(Data items)
Begin

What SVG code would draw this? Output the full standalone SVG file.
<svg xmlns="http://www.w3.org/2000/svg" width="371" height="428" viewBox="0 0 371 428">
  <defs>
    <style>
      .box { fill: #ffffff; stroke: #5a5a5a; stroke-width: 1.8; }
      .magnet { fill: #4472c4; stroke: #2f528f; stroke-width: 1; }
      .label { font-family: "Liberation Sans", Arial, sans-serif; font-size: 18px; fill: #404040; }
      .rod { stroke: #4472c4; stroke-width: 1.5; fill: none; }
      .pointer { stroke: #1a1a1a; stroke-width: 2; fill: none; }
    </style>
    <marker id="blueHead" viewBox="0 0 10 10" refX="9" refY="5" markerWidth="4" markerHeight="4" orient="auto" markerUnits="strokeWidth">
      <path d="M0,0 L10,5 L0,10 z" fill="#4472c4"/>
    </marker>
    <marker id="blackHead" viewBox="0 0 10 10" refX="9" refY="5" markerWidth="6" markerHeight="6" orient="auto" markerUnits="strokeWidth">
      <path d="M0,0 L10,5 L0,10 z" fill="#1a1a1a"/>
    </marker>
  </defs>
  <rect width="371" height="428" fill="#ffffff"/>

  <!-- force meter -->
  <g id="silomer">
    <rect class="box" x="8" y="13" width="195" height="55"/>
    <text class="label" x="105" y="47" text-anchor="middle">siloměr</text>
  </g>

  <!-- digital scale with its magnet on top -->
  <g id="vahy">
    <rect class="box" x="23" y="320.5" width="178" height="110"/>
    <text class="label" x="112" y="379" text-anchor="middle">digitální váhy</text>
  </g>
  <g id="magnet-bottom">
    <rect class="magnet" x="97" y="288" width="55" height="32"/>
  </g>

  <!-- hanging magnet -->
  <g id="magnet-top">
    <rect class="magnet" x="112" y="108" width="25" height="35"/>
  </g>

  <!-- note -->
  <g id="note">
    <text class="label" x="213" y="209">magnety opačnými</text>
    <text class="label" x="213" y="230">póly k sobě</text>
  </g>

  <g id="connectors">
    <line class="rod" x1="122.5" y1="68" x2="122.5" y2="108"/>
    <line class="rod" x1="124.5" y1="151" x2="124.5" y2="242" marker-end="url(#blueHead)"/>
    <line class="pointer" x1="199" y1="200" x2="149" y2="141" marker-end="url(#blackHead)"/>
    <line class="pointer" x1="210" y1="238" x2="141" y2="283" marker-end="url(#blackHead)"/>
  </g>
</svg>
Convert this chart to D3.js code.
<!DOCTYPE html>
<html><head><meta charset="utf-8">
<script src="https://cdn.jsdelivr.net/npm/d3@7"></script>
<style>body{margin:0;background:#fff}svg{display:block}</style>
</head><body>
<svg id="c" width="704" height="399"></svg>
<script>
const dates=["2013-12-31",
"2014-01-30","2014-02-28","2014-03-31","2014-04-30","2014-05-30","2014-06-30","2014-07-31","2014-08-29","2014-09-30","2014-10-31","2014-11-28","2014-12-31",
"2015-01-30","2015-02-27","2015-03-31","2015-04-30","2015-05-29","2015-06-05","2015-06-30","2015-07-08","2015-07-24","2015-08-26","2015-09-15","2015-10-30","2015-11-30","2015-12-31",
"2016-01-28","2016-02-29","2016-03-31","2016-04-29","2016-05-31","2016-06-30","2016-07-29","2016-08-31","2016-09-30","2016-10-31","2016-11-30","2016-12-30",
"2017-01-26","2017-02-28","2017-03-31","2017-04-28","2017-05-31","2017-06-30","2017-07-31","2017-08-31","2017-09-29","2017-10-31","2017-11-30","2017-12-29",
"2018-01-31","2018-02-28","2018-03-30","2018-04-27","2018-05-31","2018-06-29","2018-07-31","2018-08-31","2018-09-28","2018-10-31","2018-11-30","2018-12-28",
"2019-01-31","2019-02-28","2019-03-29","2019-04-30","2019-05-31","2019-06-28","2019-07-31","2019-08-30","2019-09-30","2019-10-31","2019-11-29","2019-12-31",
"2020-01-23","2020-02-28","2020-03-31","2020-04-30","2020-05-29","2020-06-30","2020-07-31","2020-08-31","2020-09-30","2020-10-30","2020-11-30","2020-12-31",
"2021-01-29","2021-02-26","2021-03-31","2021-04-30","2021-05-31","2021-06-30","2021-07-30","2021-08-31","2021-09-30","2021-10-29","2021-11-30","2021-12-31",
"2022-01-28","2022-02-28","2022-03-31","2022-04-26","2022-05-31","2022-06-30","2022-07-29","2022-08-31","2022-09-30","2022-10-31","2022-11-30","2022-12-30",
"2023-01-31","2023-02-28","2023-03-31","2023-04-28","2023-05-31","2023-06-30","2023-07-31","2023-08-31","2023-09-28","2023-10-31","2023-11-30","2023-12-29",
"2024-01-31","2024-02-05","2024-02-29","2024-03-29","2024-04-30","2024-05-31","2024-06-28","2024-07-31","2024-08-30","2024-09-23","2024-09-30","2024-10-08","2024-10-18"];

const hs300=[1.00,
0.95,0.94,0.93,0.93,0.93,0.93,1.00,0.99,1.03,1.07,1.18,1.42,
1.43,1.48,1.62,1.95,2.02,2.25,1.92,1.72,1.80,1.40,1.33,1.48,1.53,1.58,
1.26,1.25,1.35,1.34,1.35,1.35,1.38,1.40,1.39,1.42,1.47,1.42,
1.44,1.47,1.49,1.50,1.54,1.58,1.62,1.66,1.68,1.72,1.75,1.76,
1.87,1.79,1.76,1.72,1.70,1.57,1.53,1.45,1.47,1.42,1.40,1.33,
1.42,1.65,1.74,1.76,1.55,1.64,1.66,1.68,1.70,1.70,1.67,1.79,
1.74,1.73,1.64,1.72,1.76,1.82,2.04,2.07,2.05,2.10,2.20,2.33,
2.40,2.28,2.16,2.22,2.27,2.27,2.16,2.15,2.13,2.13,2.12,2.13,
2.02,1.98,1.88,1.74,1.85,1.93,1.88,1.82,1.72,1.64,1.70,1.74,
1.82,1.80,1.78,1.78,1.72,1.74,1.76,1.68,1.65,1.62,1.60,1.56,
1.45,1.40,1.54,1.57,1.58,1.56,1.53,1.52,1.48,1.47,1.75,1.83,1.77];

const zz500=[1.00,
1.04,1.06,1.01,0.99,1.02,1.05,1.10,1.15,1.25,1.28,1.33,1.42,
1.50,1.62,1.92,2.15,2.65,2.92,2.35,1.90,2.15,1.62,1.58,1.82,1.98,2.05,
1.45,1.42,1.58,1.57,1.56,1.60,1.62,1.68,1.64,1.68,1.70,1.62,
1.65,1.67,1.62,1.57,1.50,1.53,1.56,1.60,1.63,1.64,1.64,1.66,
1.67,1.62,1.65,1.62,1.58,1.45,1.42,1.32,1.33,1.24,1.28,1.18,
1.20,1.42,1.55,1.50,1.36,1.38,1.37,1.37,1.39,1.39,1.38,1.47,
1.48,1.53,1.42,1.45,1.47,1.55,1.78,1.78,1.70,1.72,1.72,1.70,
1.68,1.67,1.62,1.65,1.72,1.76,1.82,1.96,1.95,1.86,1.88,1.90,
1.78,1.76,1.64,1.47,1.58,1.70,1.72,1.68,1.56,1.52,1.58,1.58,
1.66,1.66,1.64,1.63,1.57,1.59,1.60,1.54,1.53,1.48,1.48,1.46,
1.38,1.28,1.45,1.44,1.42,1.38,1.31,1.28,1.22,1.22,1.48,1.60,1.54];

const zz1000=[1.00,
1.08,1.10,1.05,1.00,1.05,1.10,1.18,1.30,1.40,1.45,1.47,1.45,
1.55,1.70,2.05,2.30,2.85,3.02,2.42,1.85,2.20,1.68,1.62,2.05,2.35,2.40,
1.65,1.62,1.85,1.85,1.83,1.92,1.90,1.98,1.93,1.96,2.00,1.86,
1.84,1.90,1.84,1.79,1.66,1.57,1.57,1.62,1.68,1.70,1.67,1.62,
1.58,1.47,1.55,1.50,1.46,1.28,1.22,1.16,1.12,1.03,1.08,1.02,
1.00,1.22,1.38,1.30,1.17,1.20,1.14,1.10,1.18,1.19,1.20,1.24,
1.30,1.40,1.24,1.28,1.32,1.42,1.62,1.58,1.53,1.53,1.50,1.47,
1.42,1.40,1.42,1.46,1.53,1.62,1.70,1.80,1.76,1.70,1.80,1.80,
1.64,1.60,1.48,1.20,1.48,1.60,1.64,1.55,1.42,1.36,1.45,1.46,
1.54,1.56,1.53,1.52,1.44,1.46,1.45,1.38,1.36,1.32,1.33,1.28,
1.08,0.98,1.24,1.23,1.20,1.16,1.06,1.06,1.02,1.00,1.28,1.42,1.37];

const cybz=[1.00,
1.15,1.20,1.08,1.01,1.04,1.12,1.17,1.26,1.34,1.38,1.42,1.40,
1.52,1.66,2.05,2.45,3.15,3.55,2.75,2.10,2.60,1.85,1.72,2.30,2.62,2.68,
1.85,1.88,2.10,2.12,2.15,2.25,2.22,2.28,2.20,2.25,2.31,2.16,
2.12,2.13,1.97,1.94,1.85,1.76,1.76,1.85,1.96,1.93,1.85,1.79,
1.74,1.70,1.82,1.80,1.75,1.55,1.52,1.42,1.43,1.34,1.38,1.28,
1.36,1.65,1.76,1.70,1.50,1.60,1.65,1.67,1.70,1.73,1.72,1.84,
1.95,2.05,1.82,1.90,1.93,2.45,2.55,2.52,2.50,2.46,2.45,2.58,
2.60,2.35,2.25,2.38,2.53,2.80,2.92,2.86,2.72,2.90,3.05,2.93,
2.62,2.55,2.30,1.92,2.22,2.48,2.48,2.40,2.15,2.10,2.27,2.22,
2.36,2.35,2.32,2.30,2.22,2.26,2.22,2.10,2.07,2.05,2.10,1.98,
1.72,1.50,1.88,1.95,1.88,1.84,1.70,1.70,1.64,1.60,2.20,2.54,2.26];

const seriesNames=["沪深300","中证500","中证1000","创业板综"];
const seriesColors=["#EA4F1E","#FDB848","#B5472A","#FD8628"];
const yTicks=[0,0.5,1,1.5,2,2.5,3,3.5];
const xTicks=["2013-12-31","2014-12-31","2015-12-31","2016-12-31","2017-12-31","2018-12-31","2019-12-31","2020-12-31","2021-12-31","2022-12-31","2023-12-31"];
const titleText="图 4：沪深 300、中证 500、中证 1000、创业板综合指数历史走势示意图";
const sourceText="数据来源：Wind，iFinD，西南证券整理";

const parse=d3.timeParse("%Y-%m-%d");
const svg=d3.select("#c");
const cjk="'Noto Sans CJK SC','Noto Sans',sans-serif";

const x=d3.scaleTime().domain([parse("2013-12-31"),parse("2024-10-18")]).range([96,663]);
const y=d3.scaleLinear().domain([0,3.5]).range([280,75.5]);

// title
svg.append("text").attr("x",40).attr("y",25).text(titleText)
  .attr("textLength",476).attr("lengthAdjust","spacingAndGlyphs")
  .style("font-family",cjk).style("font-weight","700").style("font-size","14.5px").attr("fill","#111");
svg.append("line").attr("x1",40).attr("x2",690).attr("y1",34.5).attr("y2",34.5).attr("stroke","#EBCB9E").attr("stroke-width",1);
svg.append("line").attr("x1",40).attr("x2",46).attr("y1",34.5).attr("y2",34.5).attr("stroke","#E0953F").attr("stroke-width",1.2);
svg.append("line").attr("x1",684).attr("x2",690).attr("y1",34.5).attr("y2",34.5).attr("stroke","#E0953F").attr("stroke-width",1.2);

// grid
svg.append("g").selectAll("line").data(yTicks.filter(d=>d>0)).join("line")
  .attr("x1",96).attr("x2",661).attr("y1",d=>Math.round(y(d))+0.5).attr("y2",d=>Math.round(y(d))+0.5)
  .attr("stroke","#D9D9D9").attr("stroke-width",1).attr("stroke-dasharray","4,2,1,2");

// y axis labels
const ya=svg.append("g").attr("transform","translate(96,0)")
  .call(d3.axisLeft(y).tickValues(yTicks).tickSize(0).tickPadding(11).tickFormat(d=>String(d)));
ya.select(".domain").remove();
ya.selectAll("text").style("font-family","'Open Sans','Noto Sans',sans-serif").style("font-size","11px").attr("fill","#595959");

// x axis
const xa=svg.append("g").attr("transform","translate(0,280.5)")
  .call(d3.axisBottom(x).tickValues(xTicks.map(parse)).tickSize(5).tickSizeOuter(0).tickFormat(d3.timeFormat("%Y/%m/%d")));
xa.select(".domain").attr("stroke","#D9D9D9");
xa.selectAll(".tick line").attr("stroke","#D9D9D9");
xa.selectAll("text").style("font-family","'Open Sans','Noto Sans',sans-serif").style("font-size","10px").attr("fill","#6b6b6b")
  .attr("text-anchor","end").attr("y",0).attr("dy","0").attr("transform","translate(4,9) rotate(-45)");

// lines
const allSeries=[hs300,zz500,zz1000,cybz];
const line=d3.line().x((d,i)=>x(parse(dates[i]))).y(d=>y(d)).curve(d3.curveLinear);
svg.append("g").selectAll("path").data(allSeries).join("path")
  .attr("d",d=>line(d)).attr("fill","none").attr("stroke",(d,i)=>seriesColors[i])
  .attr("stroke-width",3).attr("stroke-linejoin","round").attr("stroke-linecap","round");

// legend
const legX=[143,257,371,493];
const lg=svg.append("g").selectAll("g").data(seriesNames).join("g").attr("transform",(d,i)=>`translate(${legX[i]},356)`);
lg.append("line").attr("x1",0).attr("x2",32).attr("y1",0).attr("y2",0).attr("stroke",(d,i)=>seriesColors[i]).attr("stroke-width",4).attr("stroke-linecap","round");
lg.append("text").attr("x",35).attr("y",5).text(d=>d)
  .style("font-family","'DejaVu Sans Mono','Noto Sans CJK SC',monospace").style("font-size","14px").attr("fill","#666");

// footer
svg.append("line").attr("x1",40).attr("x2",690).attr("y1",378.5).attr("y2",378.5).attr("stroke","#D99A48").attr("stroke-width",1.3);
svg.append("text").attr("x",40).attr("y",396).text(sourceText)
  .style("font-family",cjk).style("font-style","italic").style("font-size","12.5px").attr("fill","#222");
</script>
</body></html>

End
Begin

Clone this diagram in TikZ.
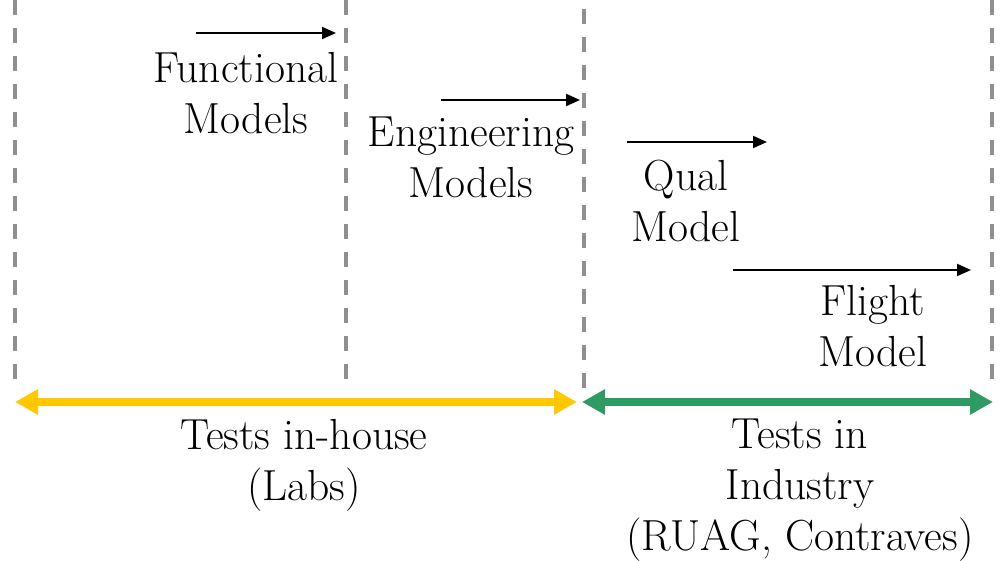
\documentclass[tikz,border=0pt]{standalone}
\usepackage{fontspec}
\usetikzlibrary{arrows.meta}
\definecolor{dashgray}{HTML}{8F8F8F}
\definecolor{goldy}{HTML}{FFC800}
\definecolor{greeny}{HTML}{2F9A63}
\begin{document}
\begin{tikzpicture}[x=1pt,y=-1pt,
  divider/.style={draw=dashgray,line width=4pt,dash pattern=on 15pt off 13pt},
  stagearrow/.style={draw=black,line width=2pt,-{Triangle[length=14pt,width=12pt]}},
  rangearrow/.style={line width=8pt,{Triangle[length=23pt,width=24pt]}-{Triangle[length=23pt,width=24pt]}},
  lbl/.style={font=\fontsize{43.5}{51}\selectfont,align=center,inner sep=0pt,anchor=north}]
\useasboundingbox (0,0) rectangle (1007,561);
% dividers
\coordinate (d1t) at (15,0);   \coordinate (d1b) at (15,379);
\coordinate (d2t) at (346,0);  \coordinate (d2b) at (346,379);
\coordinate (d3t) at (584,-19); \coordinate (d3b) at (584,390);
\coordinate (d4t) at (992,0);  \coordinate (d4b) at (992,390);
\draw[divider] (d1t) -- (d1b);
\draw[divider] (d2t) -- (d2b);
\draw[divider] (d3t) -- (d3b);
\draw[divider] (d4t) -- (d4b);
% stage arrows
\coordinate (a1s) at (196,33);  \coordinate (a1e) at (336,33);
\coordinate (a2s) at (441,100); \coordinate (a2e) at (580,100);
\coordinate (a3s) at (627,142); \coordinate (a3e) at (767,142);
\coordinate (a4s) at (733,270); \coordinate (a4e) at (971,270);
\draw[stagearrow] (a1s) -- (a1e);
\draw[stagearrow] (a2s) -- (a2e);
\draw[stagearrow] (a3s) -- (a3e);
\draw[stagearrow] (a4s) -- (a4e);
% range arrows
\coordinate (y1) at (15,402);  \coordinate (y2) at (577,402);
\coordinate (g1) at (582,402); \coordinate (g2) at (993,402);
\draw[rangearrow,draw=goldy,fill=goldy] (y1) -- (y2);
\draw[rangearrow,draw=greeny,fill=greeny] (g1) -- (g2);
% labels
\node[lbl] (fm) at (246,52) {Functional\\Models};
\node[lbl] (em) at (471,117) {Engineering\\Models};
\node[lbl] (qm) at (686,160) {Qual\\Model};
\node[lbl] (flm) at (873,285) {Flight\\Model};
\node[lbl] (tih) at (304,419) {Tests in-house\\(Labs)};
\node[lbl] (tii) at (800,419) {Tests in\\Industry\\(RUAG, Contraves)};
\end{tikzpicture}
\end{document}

End

▶ [Exercise task] Where a line in the entries holds "this", copy that line.

▶ [Exercise response]
What SVG code would draw this? Output the full standalone SVG file.
Convert this chart to D3.js code.
Clone this diagram in TikZ.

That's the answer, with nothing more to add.